Doch schien diese Ordnung durch das anwachsende Elend breiter Bevölkerungsschichten immer mehr in Frage gestellt zu werden. Vielen erschienen die sozialen Missstände als Ausdruck einer tiefen politischen Krise und eines radikalen gesellschaftlichen Umbruchs. Obwohl die deutsche Wirtschaftsleistung nach 1815 langsam stieg, nahm die Verarmung in großen Teilen der Bevölkerung zu. Wichtigste Ursache dafür war das starke Bevölkerungswachstum bei gleichzeitig fehlenden Arbeitsmöglichkeiten. Die sogenannte Bauernbefreiung, die Mechanisierung der Arbeit und die Aufhebung der Zunftverfassung durch Gewerbefreiheit setzten überdies in Landwirtschaft und Handwerk ein großes Arbeitskräftepotenzial frei. In den meisten Bereichen trug das Überangebot an Arbeitskräften zur Erhöhung der Arbeitslosigkeit und Verminderung der Einkommen bei. Der für die grassierende Armut aufkommende Begriff „Pauperismus“ war mit Beginn der 1830er-Jahre ein Angst einflößendes Schlagwort, denn das Bürgertum sah in dem verlumpten Armenheer meist nicht viel mehr als die Brutstätte revolutionären Umsturzwillens.  

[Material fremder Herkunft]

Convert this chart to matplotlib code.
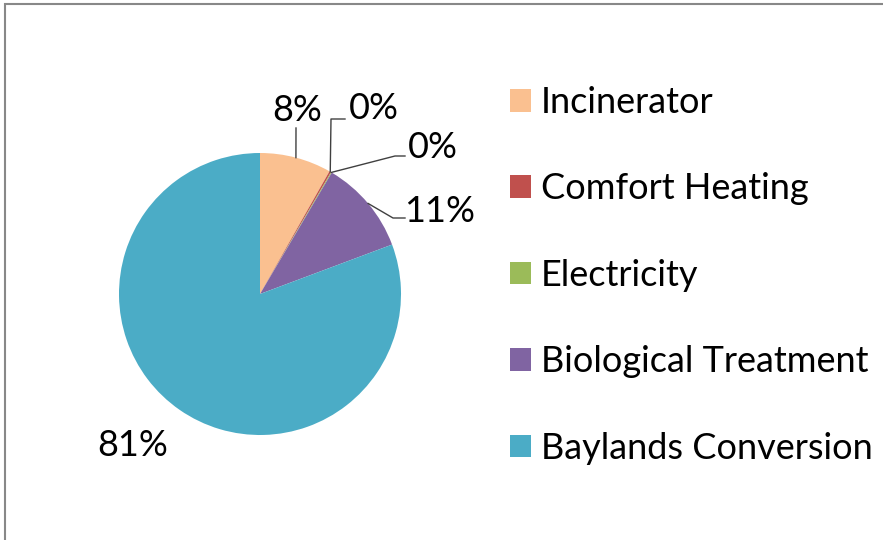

Auf dem Land war die Lage vielerorts durch arme Kleinbauern gekennzeichnet, die landwirtschaftliche Betriebe von zwei bis fünf Hektar Besitz bewirtschafteten. Zumeist genügte das Arbeitspotenzial der Familie, die kleinen Parzellen zu bestellen. Oft bedurfte es aber des gleichzeitigen Verdiensts in anderen Wirtschaftsbereichen, um den Unterhalt der Familie zu sichern. So stieg die Zahl der armen Wanderarbeiter und Tagelöhner ohne regelmäßige Arbeit. In der ersten Hälfte des 19. Jahrhunderts stellten die ländlichen Unterschichten die größte Zuwanderungsgruppe in den nun wachsenden deutschen Städten. Auf den größeren Bauernhöfen befanden sich Knechte und Mägde in starker Abhängigkeit vom Gutsherrn, dessen Wort für sie praktisch Gesetzeskraft besaß. Extrem lange Arbeitszeiten, geringer Lohn und erzwungene Ehelosigkeit steigerten die Unzufriedenheit, die oft genug in Alkohol ertränkt wurde.  

Der vergleichsweise preisgünstige Branntwein stellte neben dem Brot das Lebensbedürfnis vor allem der unteren Bevölkerungsschichten dar – nicht zuletzt auch zum Stillen von Hunger. In der ersten Hälfte des 19. Jahrhunderts galt der Alkoholismus mitsamt seinen negativen sozialen Begleiterscheinungen vielerorts als „Pest der Zeit“. Oftmals bekamen schon Kleinkinder Branntwein verabreicht, damit sie in der Nacht ruhiger schliefen oder damit das mit ihm beträufelte trockene Brot zumindest ein wenig Geschmack aufwies. Die ohnehin hohe Säuglings- und Kindersterblichkeit nahm noch einmal dramatisch zu, als Missernten 1846/47 zu schwerer Hungersnot führten. In Zeiten ohne psychologische Hilfe fanden Eltern und Geschwister in der Regel einzig in der Kirche als Ort institutionalisierter Trauerarbeit und Todesbewältigung Trost und Zuversicht. Gläubigkeit nährte die Hoffnung, dass der frühe Tod von oft mehr als der Hälfte der Kinder einen Sinn habe und dass der Himmel ihnen ein besseres Dasein bereithalte als das harte Leben auf Erden.